The giraffe is broadside to us, and she is hit right above her right front leg in what appears to be a perfect shot to her heart. She falters, falling to one knee and then another before finally collapsing. We approach her on foot and see pink foam bubbling from her nostrils. She is still breathing, and she seems to be straining to lift her gigantic neck and head.
It’s a sobering sight, this dying beast of an animal, and nobody says a word. It’s evident to all of us that we haven’t been just killed a giraffe, but also a mother who is fighting with her last breath to protect what she believes is her unborn young. Mark lifts his rifle and fires the second barrel, putting a round directly into her brain at close range. Her struggle is over.
With the animal now dead, 11 locals – a mix of Eugene’s staff and some local villagers – descend upon the spotted creature with knives in hand. They chatter enthusiastically to each other in their native Xhosa tongue as they make the first incisions into her expansive hide.
“Don’t eat this meat!” the vet shouts to them in both English and Xhosa.
The giraffe had a septic corpse in her belly, her blood was most likely poisoned, and she had been shot up twice with tranquilizers.
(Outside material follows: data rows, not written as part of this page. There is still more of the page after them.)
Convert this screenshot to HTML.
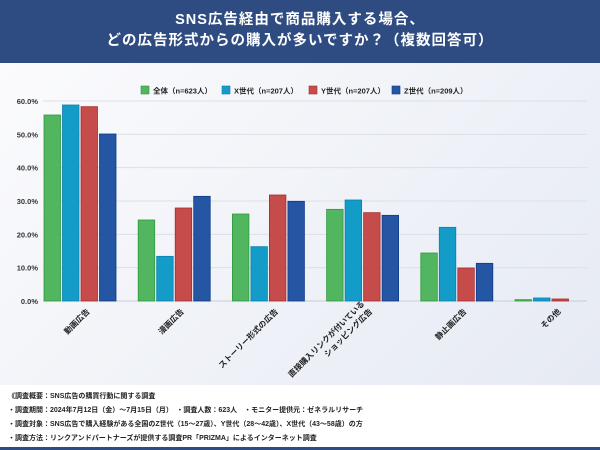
<!DOCTYPE html>
<html><head><meta charset="utf-8">
<style>
body{margin:0;width:600px;height:450px;overflow:hidden;font-family:"Liberation Sans","Noto Sans CJK JP",sans-serif;background:#fff}
#hdr{position:absolute;left:0;top:0;width:600px;height:63px;background:#2f4c82;color:#fff;text-align:center;font-weight:bold;font-size:14.5px;line-height:21px;padding-top:10px;box-sizing:border-box;letter-spacing:1px}
#chartbg{position:absolute;left:0;top:63px;width:600px;height:322px;background:linear-gradient(135deg,#fbfbfd 0%,#eef1f7 60%,#e6eaf3 100%)}
#foot{position:absolute;left:8px;top:390px;font-size:7px;font-weight:bold;color:#222;line-height:14px}
#band{position:absolute;left:0;top:447px;width:600px;height:3px;background:#2f4c82}
</style></head><body>
<div id="hdr">SNS広告経由で商品購入する場合、<br>どの広告形式からの購入が多いですか？（複数回答可）</div>
<div id="chartbg"></div>
<svg id="chart" width="600" height="450" style="position:absolute;left:0;top:0"></svg>
<div id="foot">
《調査概要：SNS広告の購買行動に関する調査<br>
・調査期間：2024年7月12日（金）～7月15日（月）　・調査人数：623人　・モニター提供元：ゼネラルリサーチ<br>
・調査対象：SNS広告で購入経験がある全国のZ世代（15～27歳）、Y世代（28～42歳）、X世代（43～58歳）の方<br>
・調査方法：リンクアンドパートナーズが提供する調査PR「PRIZMA」によるインターネット調査</div>
<div id="band"></div>
<script>
const categories=["動画広告","漫画広告","ストーリー形式の広告","直接購入リンクが付いている\nショッピング広告","静止画広告","その他"];
const seriesNames=["全体（n=623人）","X世代（n=207人）","Y世代（n=207人）","Z世代（n=209人）"];
const sAll=[55.8,24.3,26.1,27.5,14.4,0.4];
const sX=[58.8,13.4,16.3,30.3,22.1,0.9];
const sY=[58.3,27.9,31.8,26.5,9.9,0.6];
const sZ=[50.1,31.4,29.9,25.7,11.3,0];
const yTicks=[0,10,20,30,40,50,60];
const colors=["#52b55f","#139cc8","#c64b4b","#2556a3"];
const strokes=["#2f9a3d","#0b7fae","#a82c2c","#0d3a8a"];
const series=[sAll,sX,sY,sZ];
const svg=document.getElementById('chart');const NS="http://www.w3.org/2000/svg";
function mk(t,a){const e=document.createElementNS(NS,t);for(const k in a)e.setAttribute(k,a[k]);svg.appendChild(e);return e;}
const y0=301,yTop=101,yMax=60;
function yS(v){return y0-(v/yMax)*(y0-yTop);}
const gStart=44,gStep=94.2,bStep=18.5,bW=16.5;
function xS(i,j){return gStart+i*gStep+j*bStep;}
yTicks.forEach(t=>{
 const l=mk('line',{x1:43,x2:587,y1:yS(t),y2:yS(t),stroke:t==0?'#c8ccd4':'#dcdfe6','stroke-width':1});
 
 
 const tx=mk('text',{x:38,y:yS(t)+3,'text-anchor':'end','font-size':7.5,'font-weight':'bold',fill:'#333'});
 tx.textContent=t.toFixed(1)+'%';
 
 
});
series.forEach((s,j)=>{s.forEach((v,i)=>{
 const r=mk('rect',{x:xS(i,j),y:yS(v),width:bW,height:y0-yS(v),fill:colors[j],stroke:strokes[j],'stroke-width':0.8});
 
 
});});
categories.forEach((c,i)=>{
 const cx=xS(i,0)+2*bStep-1;
 const lines=c.split('\n');
 const g=document.createElementNS(NS,'g');svg.appendChild(g);
 g.setAttribute('transform','translate('+(cx+8)+',310) rotate(-45)');
 
 
 lines.forEach((ln,k)=>{const t=document.createElementNS(NS,'text');
  t.setAttribute('x',0);t.setAttribute('y',(k-(lines.length-1))*11+3);t.setAttribute('text-anchor','end');
  t.setAttribute('font-size',8);t.setAttribute('font-weight','bold');t.setAttribute('fill','#222');
  t.textContent=ln;g.appendChild(t);});
});
const lx=[141,222,309,392];
seriesNames.forEach((n,j)=>{
 const r=mk('rect',{x:lx[j],y:86,width:8,height:8,fill:colors[j],stroke:strokes[j],'stroke-width':0.6});
 
 
 const t=mk('text',{x:lx[j]+12,y:93.5,'font-size':7.5,'font-weight':'bold',fill:'#222'});
 t.textContent=n;
 
 
});
</script>
</body></html>
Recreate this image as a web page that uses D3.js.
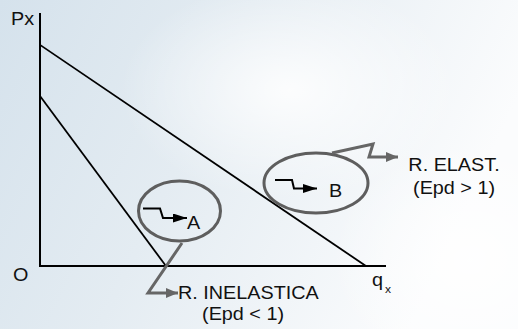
<!DOCTYPE html>
<html><head><meta charset="utf-8">
<script src="https://cdn.jsdelivr.net/npm/d3@7"></script>
<style>html,body{margin:0;padding:0;overflow:hidden;}svg{display:block;}</style>
</head><body>
<script>
// ---- data ----
const axisLabels = {y: "Px", x: "q", xSub: "x", origin: "O"};
const upperDemand = [[0, 87.4], [94.2, 0]];   // [quantity, price]
const lowerDemand = [[0, 67.2], [36.4, 0]];
const regionLetters = ["A", "B"];
const regionNames = ["R. INELASTICA", "R. ELAST."];
const regionConds = ["(Epd < 1)", "(Epd > 1)"];

const W = 518, H = 329;
const svg = d3.select("body").append("svg").attr("width", W).attr("height", H);
const defs = svg.append("defs");

// background
const lg = defs.append("linearGradient").attr("id", "bg").attr("x1", 0).attr("y1", 0).attr("x2", 1).attr("y2", 0.3);
lg.append("stop").attr("offset", 0).attr("stop-color", "#d5e2ec");
lg.append("stop").attr("offset", 0.45).attr("stop-color", "#e4ecf2");
lg.append("stop").attr("offset", 1).attr("stop-color", "#fbfcfd");
svg.append("rect").attr("width", W).attr("height", H).attr("fill", "url(#bg)");
const rg = defs.append("radialGradient").attr("id", "glow");
rg.append("stop").attr("offset", 0).attr("stop-color", "#ffffff").attr("stop-opacity", 0.85);
rg.append("stop").attr("offset", 1).attr("stop-color", "#ffffff").attr("stop-opacity", 0);
svg.append("ellipse").attr("cx", 290).attr("cy", 90).attr("rx", 170).attr("ry", 110).attr("fill", "url(#glow)");
svg.append("ellipse").attr("cx", 470).attr("cy", 260).attr("rx", 140).attr("ry", 120).attr("fill", "url(#glow)");

const x = d3.scaleLinear().domain([0, 100]).range([40, 386]);
const y = d3.scaleLinear().domain([0, 100]).range([266, 13]);

// axes
svg.append("path").attr("d", `M${x(0)},${y(100)}V${y(0)}H${x(100)}`)
  .attr("fill", "none").attr("stroke", "#000").attr("stroke-width", 2);

// demand lines
const line = d3.line().x(d => x(d[0])).y(d => y(d[1]));
[upperDemand, lowerDemand].forEach(dd => {
  svg.append("path").attr("d", line(dd)).attr("fill", "none").attr("stroke", "#000").attr("stroke-width", 1.8);
});

// markers
function marker(id, color, w, h) {
  defs.append("marker").attr("id", id).attr("viewBox", `0 0 ${w} ${h}`).attr("refX", w).attr("refY", h / 2)
    .attr("markerWidth", w).attr("markerHeight", h).attr("markerUnits", "userSpaceOnUse").attr("orient", "auto")
    .append("path").attr("d", `M0,0L${w},${h / 2}L0,${h}Z`).attr("fill", color);
}
marker("ga", "#666", 12, 10);
marker("ba", "#000", 14, 9);

const gray = "#5e5e5e";
// ellipses
const ells = [{cx: 179.5, cy: 211, rx: 41, ry: 30}, {cx: 316, cy: 183, rx: 52, ry: 30}];
ells.forEach(e => svg.append("ellipse").attr("cx", e.cx).attr("cy", e.cy).attr("rx", e.rx).attr("ry", e.ry)
  .attr("fill", "none").attr("stroke", gray).attr("stroke-width", 3));

// callouts
const callouts = [
  [[182, 243], [148, 293], [178, 293]],
  [[332, 153], [373, 144], [369, 157], [398, 157]]
];
callouts.forEach(c => svg.append("path").attr("d", d3.line()(c)).attr("fill", "none")
  .attr("stroke", "#666").attr("stroke-width", 3).attr("stroke-linejoin", "miter").attr("marker-end", "url(#ga)"));

// step arrows
const steps = [
  [[143, 208.5], [160, 208.5], [163, 218], [187, 218]],
  [[275, 180], [292, 180], [294, 188.5], [317, 188.5]]
];
steps.forEach(s => svg.append("path").attr("d", d3.line()(s)).attr("fill", "none")
  .attr("stroke", "#000").attr("stroke-width", 2).attr("marker-end", "url(#ba)"));

// text
const font = "'Liberation Sans', Arial, sans-serif";
function txt(s, tx, ty, size, anchor) {
  return svg.append("text").attr("transform", `translate(${tx},${ty}) scale(1.1,1)`)
    .attr("font-family", font).attr("font-size", size).attr("fill", "#111")
    .attr("text-anchor", anchor || "start").text(s);
}
txt(axisLabels.y, 11, 25, 18);
txt(axisLabels.origin, 13, 281, 18);
txt(axisLabels.x, 372, 286, 18);
txt(axisLabels.xSub, 385, 293, 11);
txt(regionLetters[0], 187, 229, 18);
txt(regionLetters[1], 329, 197, 18);
txt(regionNames[0], 178, 299, 18);
txt(regionConds[0], 243, 320, 18, "middle");
txt(regionNames[1], 454, 170.5, 18, "middle");
txt(regionConds[1], 454, 194, 18, "middle");
</script>
</body></html>
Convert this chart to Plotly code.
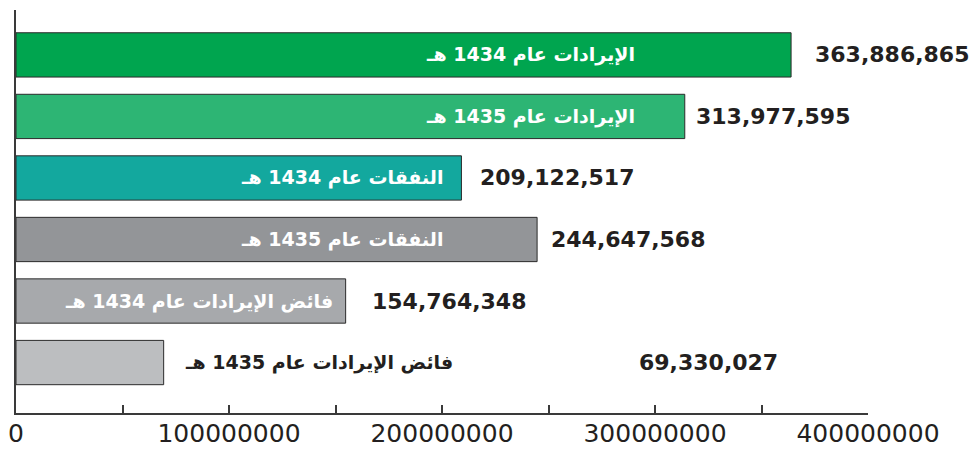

The smell alone should have informed them that the meat is dangerously contaminated with both man-made chemicals and natural pathogens.
“Siya humdla,” one man replied, licking his lips. “Le jirafi iya kunambitha.”
“He is saying they will eat the giraffe and she will taste very good,” Mark translates for me.
The rest of the men continue to work on her corpse.
“I’m glad she won’t be wasted, but shit man,” I utter to Mark.
He just nods his head in agreement.
“Fucking African shit, man,” he says.
We leave as they are about to open the giraffe’s body cavity. I hear liquid splashing against the grass, and the giraffe calf is finally free from her mother.